2 hours later they’d come up with a basic first draft of the game, in a glorious multi-layered white paper format, which we’ll have you know was definitely meant to represent the white-paper format of academic treatises and not the lack of other materials.

The concept was to complete ‘project cards’ which were worth varying victory points at the end of the game. The cards ranged from rubbish conference papers, to journal papers, research bids, and the all-powerful thesis (that’s where the fantasy element comes in. We all know that theses are the most worthless academic document of all). Each player would begin with a starting job role which had different starting resources. At four points throughout the game, each player would be forced to pick up an event card, which described an undesirable situation based on real academic life. With a little bit of artistic licence, obviously, since an accurate depiction of your supervisor giving you a withering look and asking what exactly the point of your research is would ruin the light-hearted spirit of play. (What are we doing with our lives?!) You would have to complete your event cards** before being able to move on and complete further project cards.

DSC_0389
Strategic pins replace lack of meeple

The resources of the game are collectable through worker placement on four dials****. Briony and Chris (and the rest of team Misery) had figured that deciding what the resources should be in the first place may actually be the hardest part of the game designing process. In fact, it turned out to be the quickest decision that they made all weekend.

‘What do all postgrads, lecturers, fellows and professors run on?’

‘Uh… Coffee. Postgrad labour for marking and demonstrating. Grant money or funding. Annnnd…’

‘ – Sleep! Sleep is the premium resource in this game. Done.’

DSC_0383
It almost looks like a game if you squint…

And so the second draft of the game came about, complete with spinning ‘cogs’*****. Now was the perfect time to try a play test, especially after much of the advice we had previously been given was to play your game at the soonest possible point in time. The idea was then to refine what you had for the rest of the weekend.

The first play test started off slowly, as Briss had deliberately left some spaces blank in order to add to as the game went on. Throughout the game they were able to discuss with the other players and themselves to get a better idea of the different strategies people may use. Based on that they could scribble on the paper draft copy of the game, and amend things as they went.

Academia: The Game going a hell of a lot better than Academia: The Reality. No tears, no existential crises, no waiting three months for your supervisor to email you back before you can move on to your next task. Bam!

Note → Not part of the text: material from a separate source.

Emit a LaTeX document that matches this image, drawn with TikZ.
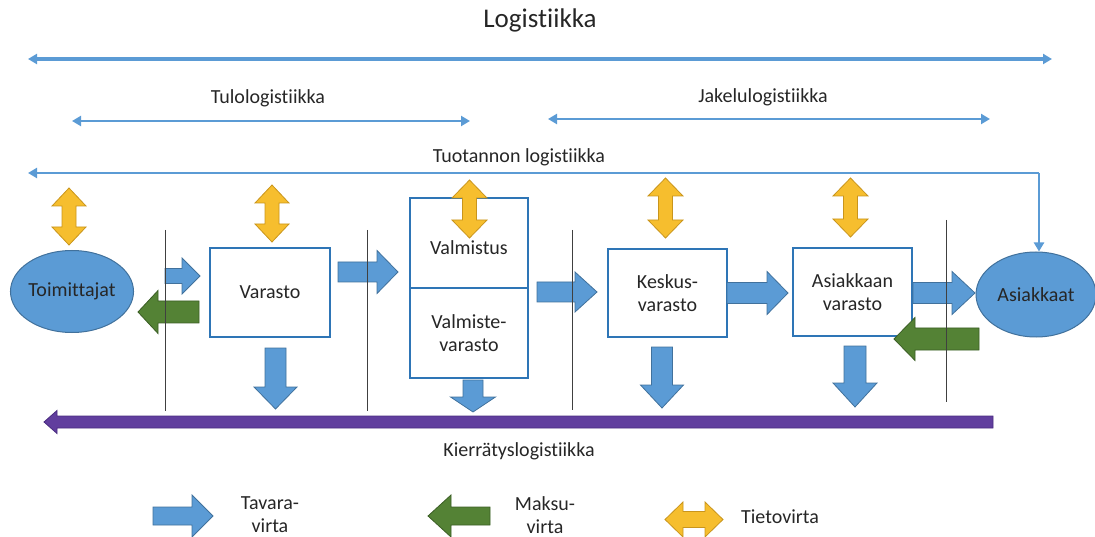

DSC_0384After much tweaking, the first play test actually went well! They came out with a better functioning game (would’ve sucked if it had just got worse) and so they were able to turn their attention to the graphics and other features that needed work. By the end of Saturday evening they had a range of fully written and themed cards ready for use, and had worked out what they wanted the board to end up looking like.

event cards
Chris’ beautiful cards

Sadly, Briony had other commitments on Sunday but our faithful friend Chris ploughed on diligently. He refined more graphics, and did yet more tweaking. By the end of the weekend Team Misery had an OK magnificent game to be proud of, and have plans in the near future to fully finish off the game. Stay tuned, board gaming world, you may yet play our very own creation.

The game jam itself was a pretty rad excellent experience. We learnt a hell of a lot about planning and timing. We also really began to appreciate the sheer amount of effort that goes into every single detail and decision of a board game.

Seriously, board game designers, you guys are doing an amazing job and we sure do appreciate it.

The real winner of the day was gaming itself.

If you’d like to see any of the video games that were produced, you can find them on the Global Game Jam site.

organisers
SotonGameJam2016 organisers being proud of their orgnaising (sourced from @sotongamejam)

 

* Not to be confused with Friendly Robot Boyfriend Chris.

** And in a lot of cases actually stay at the venue for the full 48 hours.

*** Some examples of our event cards are listed below:

‘Your University decides to ‘reward’ you by asking you to be the one responsible for a new course. After realising that literally nobody else in the department wants anything to do with it, you decide the only way to move forward is to blackmail your colleagues with photos from the last Christmas party. Lose two sleep resource tokens as you move around at night, intimidating your peers.’
‘Your most recent peer reviewed paper has made reviewer number two so angry he has transmorphed into a manticore. He is now pillaging the local villages, showing no sign of stopping his killing spree. It is your responsibility to intervene with reviewer two and calm him down. Sadly, your calming words have no effect and you are forced to distract him with some students. Sacrifice two student labour resources.’
‘Your superior finally succumbs to the pressure of overseeing a thousand projects at once. Once the ambulance leaves, you suddenly realise it is your responsibility to take over their job. Lose all your coffee, and call an ambulance for yourself.’
‘The co-author you were writing a killer paper with has mysteriously gone missing. You can’t seem to contact her through messenger pigeons, and her students haven’t seen her in weeks. Bravely, you decide to search the nearby settlements for any trace. After trekking through forest you stumble upon a dank and intimidating cave. You see remnants of clothing strewn about, and a large amount of blood. Your fears are confirmed when you find a severed arm, still grasping the draft paper. She didn’t even manage to finish writing the abstract, the MOOSE. Loose one sleep resource from the horrors you have seen.’
'Some poor fool has asked you how your research is going. Try not to cry. Pay two of any resource.’

*** Lizzy had, in fact, had a conversation with someone about a week beforehand about the possibility of an academic board game. She’d interpreted as some kind of horror-theme, and maintains that the game should have basically ended up a lot more similar to Arkham or Eldritch Horror.

**** Much in the style of Tzolk’in.

***** These were just paper with a pin poked through them, with some blue tack added to the pointy end. Sadly the game jam didn’t have any card available for the creation of board games, but we can forgive them.